§ **Request**
Skip any picture you find and retype all the remaining lines exactly.
+ + + +
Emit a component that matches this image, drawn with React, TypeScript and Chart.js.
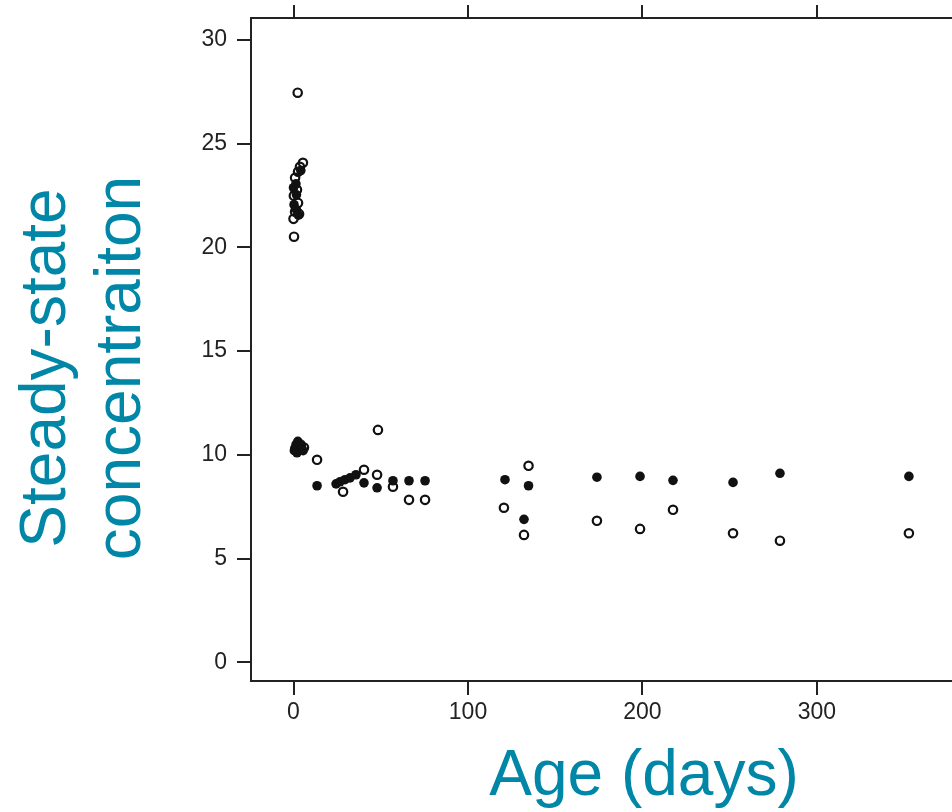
import React, { useEffect, useRef } from "react";
import { Chart, registerables } from "chart.js";

Chart.register(...registerables);

// ---- data ----
const FILLED_AGE = [1.4, 0, 1.7, 0.3, 1.7, 2.8, 4.2, 0.5, 1.5, 3, 4.5, 2, 5.5, 2.5, 13.5, 24.4, 26.6, 29.5, 32.4, 35.8, 40.4, 47.9, 57, 66.2, 75.4, 121.2, 134.7, 132.1, 173.9, 198.6, 217.5, 251.9, 278.8, 352.7];
const FILLED_CONC = [23.06, 22.87, 22.53, 22.05, 21.81, 21.55, 23.7, 10.2, 10.5, 10.3, 10.4, 10.1, 10.2, 10.65, 8.51, 8.6, 8.7, 8.8, 8.89, 9.04, 8.65, 8.41, 8.75, 8.75, 8.75, 8.8, 8.51, 6.89, 8.92, 8.96, 8.77, 8.67, 9.11, 8.96];
const OPEN_AGE = [2.4, 5.4, 3.7, 2.6, 0.9, 2, 0.2, 2.6, 0.9, 3.2, 0, 0.3, 1, 4, 6, 13.5, 48.4, 28.4, 40.4, 47.9, 57, 66.2, 75.4, 120.6, 134.7, 132.1, 173.9, 198.6, 217.5, 251.9, 278.8, 352.7];
const OPEN_CONC = [27.45, 24.07, 23.88, 23.64, 23.35, 22.77, 22.48, 22.14, 21.71, 21.61, 21.37, 20.51, 10.3, 10.5, 10.35, 9.76, 11.2, 8.22, 9.28, 9.04, 8.46, 7.83, 7.83, 7.45, 9.47, 6.14, 6.82, 6.43, 7.35, 6.22, 5.86, 6.22];
const X_TICKS = [0, 100, 200, 300];
const Y_TICKS = [0, 5, 10, 15, 20, 25, 30];
const X_RANGE = [-24.36, 377.4];
const Y_RANGE = [-0.9, 31.05];
const X_TITLE = "Age (days)";
const Y_TITLE = ["Steady-state", "concentraiton"];

const INK = "#222222";
const TITLE_COLOR = "#0086a6";
const TICK_FONT = { family: '"Liberation Sans", Arial, sans-serif', size: 23 };

const titlePlugin = {
  id: "axisTitles",
  afterDraw(chart: any) {
    const ctx = chart.ctx;
    ctx.save();
    ctx.fillStyle = TITLE_COLOR;
    ctx.font = '64px "Liberation Sans", Arial, sans-serif';
    ctx.textAlign = "center";
    ctx.textBaseline = "alphabetic";
    ctx.fillText(X_TITLE, 644, 795);
    ctx.translate(65, 368);
    ctx.rotate(-Math.PI / 2);
    ctx.fillText(Y_TITLE[0], 0, 0);
    ctx.fillText(Y_TITLE[1], 0, 75);
    ctx.restore();
  },
};

export default function App() {
  const ref = useRef<HTMLCanvasElement>(null);
  useEffect(() => {
    if (!ref.current) return;
    const toPts = (xs: number[], ys: number[]) => xs.map((x, i) => ({ x, y: ys[i] }));
    const setX = (s: any) => { s.ticks = X_TICKS.map((v) => ({ value: v })); };
    const setY = (s: any) => { s.ticks = Y_TICKS.map((v) => ({ value: v })); };
    const chart = new Chart(ref.current, {
      type: "scatter",
      data: {
        datasets: [
          {
            label: "filled",
            data: toPts(FILLED_AGE, FILLED_CONC),
            backgroundColor: "#111",
            borderColor: "#111",
            borderWidth: 0,
            pointRadius: 4.8,
          },
          {
            label: "open",
            data: toPts(OPEN_AGE, OPEN_CONC),
            backgroundColor: "rgba(0,0,0,0)",
            borderColor: "#111",
            borderWidth: 2.2,
            pointRadius: 4.2,
          },
        ],
      },
      options: {
        responsive: false,
        devicePixelRatio: 1,
        animation: false,
        layout: { padding: 0, autoPadding: false },
        plugins: { legend: { display: false }, tooltip: { enabled: false } },
        scales: {
          x: {
            type: "linear",
            position: "bottom",
            min: X_RANGE[0],
            max: X_RANGE[1],
            afterBuildTicks: setX,
            afterFit: (s: any) => { s.height = 131; s.paddingLeft = 0; s.paddingRight = 0; },
            grid: { drawOnChartArea: false, drawTicks: true, tickLength: 14, color: INK, lineWidth: 2 },
            border: { display: true, color: INK, width: 2 },
            ticks: { font: TICK_FONT, color: INK, padding: 4, maxRotation: 0, autoSkip: false },
          },
          x2: {
            type: "linear",
            position: "top",
            min: X_RANGE[0],
            max: X_RANGE[1],
            afterBuildTicks: setX,
            afterFit: (s: any) => { s.height = 18; s.paddingLeft = 0; s.paddingRight = 0; },
            grid: { drawOnChartArea: false, drawTicks: true, tickLength: 13, color: INK, lineWidth: 2 },
            border: { display: true, color: INK, width: 2 },
            ticks: { display: true, color: "rgba(0,0,0,0)", font: TICK_FONT, padding: 0, autoSkip: false },
          },
          y: {
            type: "linear",
            position: "left",
            min: Y_RANGE[0],
            max: Y_RANGE[1],
            afterBuildTicks: setY,
            afterFit: (s: any) => { s.width = 251; s.paddingTop = 0; s.paddingBottom = 0; },
            grid: { drawOnChartArea: false, drawTicks: true, tickLength: 14, color: INK, lineWidth: 2 },
            border: { display: true, color: INK, width: 2 },
            ticks: { font: TICK_FONT, color: INK, padding: 10, autoSkip: false },
          },
        },
      },
      plugins: [titlePlugin],
    } as any);
    return () => chart.destroy();
  }, []);
  return (
    <div style={{ position: "fixed", left: 0, top: 0, width: 952, height: 812, background: "#fff", overflow: "hidden" }}>
      <canvas ref={ref} width={952} height={812} style={{ width: 952, height: 812, display: "block" }} />
    </div>
  );
}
+ + + +
§ **In response**
Emit a component that matches this image, drawn with React, TypeScript and Chart.js.
import React, { useEffect, useRef } from "react";
import { Chart, registerables } from "chart.js";

Chart.register(...registerables);

// ---- data ----
const FILLED_AGE = [1.4, 0, 1.7, 0.3, 1.7, 2.8, 4.2, 0.5, 1.5, 3, 4.5, 2, 5.5, 2.5, 13.5, 24.4, 26.6, 29.5, 32.4, 35.8, 40.4, 47.9, 57, 66.2, 75.4, 121.2, 134.7, 132.1, 173.9, 198.6, 217.5, 251.9, 278.8, 352.7];
const FILLED_CONC = [23.06, 22.87, 22.53, 22.05, 21.81, 21.55, 23.7, 10.2, 10.5, 10.3, 10.4, 10.1, 10.2, 10.65, 8.51, 8.6, 8.7, 8.8, 8.89, 9.04, 8.65, 8.41, 8.75, 8.75, 8.75, 8.8, 8.51, 6.89, 8.92, 8.96, 8.77, 8.67, 9.11, 8.96];
const OPEN_AGE = [2.4, 5.4, 3.7, 2.6, 0.9, 2, 0.2, 2.6, 0.9, 3.2, 0, 0.3, 1, 4, 6, 13.5, 48.4, 28.4, 40.4, 47.9, 57, 66.2, 75.4, 120.6, 134.7, 132.1, 173.9, 198.6, 217.5, 251.9, 278.8, 352.7];
const OPEN_CONC = [27.45, 24.07, 23.88, 23.64, 23.35, 22.77, 22.48, 22.14, 21.71, 21.61, 21.37, 20.51, 10.3, 10.5, 10.35, 9.76, 11.2, 8.22, 9.28, 9.04, 8.46, 7.83, 7.83, 7.45, 9.47, 6.14, 6.82, 6.43, 7.35, 6.22, 5.86, 6.22];
const X_TICKS = [0, 100, 200, 300];
const Y_TICKS = [0, 5, 10, 15, 20, 25, 30];
const X_RANGE = [-24.36, 377.4];
const Y_RANGE = [-0.9, 31.05];
const X_TITLE = "Age (days)";
const Y_TITLE = ["Steady-state", "concentraiton"];

const INK = "#222222";
const TITLE_COLOR = "#0086a6";
const TICK_FONT = { family: '"Liberation Sans", Arial, sans-serif', size: 23 };

const titlePlugin = {
  id: "axisTitles",
  afterDraw(chart: any) {
    const ctx = chart.ctx;
    ctx.save();
    ctx.fillStyle = TITLE_COLOR;
    ctx.font = '64px "Liberation Sans", Arial, sans-serif';
    ctx.textAlign = "center";
    ctx.textBaseline = "alphabetic";
    ctx.fillText(X_TITLE, 644, 795);
    ctx.translate(65, 368);
    ctx.rotate(-Math.PI / 2);
    ctx.fillText(Y_TITLE[0], 0, 0);
    ctx.fillText(Y_TITLE[1], 0, 75);
    ctx.restore();
  },
};

export default function App() {
  const ref = useRef<HTMLCanvasElement>(null);
  useEffect(() => {
    if (!ref.current) return;
    const toPts = (xs: number[], ys: number[]) => xs.map((x, i) => ({ x, y: ys[i] }));
    const setX = (s: any) => { s.ticks = X_TICKS.map((v) => ({ value: v })); };
    const setY = (s: any) => { s.ticks = Y_TICKS.map((v) => ({ value: v })); };
    const chart = new Chart(ref.current, {
      type: "scatter",
      data: {
        datasets: [
          {
            label: "filled",
            data: toPts(FILLED_AGE, FILLED_CONC),
            backgroundColor: "#111",
            borderColor: "#111",
            borderWidth: 0,
            pointRadius: 4.8,
          },
          {
            label: "open",
            data: toPts(OPEN_AGE, OPEN_CONC),
            backgroundColor: "rgba(0,0,0,0)",
            borderColor: "#111",
            borderWidth: 2.2,
            pointRadius: 4.2,
          },
        ],
      },
      options: {
        responsive: false,
        devicePixelRatio: 1,
        animation: false,
        layout: { padding: 0, autoPadding: false },
        plugins: { legend: { display: false }, tooltip: { enabled: false } },
        scales: {
          x: {
            type: "linear",
            position: "bottom",
            min: X_RANGE[0],
            max: X_RANGE[1],
            afterBuildTicks: setX,
            afterFit: (s: any) => { s.height = 131; s.paddingLeft = 0; s.paddingRight = 0; },
            grid: { drawOnChartArea: false, drawTicks: true, tickLength: 14, color: INK, lineWidth: 2 },
            border: { display: true, color: INK, width: 2 },
            ticks: { font: TICK_FONT, color: INK, padding: 4, maxRotation: 0, autoSkip: false },
          },
          x2: {
            type: "linear",
            position: "top",
            min: X_RANGE[0],
            max: X_RANGE[1],
            afterBuildTicks: setX,
            afterFit: (s: any) => { s.height = 18; s.paddingLeft = 0; s.paddingRight = 0; },
            grid: { drawOnChartArea: false, drawTicks: true, tickLength: 13, color: INK, lineWidth: 2 },
            border: { display: true, color: INK, width: 2 },
            ticks: { display: true, color: "rgba(0,0,0,0)", font: TICK_FONT, padding: 0, autoSkip: false },
          },
          y: {
            type: "linear",
            position: "left",
            min: Y_RANGE[0],
            max: Y_RANGE[1],
            afterBuildTicks: setY,
            afterFit: (s: any) => { s.width = 251; s.paddingTop = 0; s.paddingBottom = 0; },
            grid: { drawOnChartArea: false, drawTicks: true, tickLength: 14, color: INK, lineWidth: 2 },
            border: { display: true, color: INK, width: 2 },
            ticks: { font: TICK_FONT, color: INK, padding: 10, autoSkip: false },
          },
        },
      },
      plugins: [titlePlugin],
    } as any);
    return () => chart.destroy();
  }, []);
  return (
    <div style={{ position: "fixed", left: 0, top: 0, width: 952, height: 812, background: "#fff", overflow: "hidden" }}>
      <canvas ref={ref} width={952} height={812} style={{ width: 952, height: 812, display: "block" }} />
    </div>
  );
}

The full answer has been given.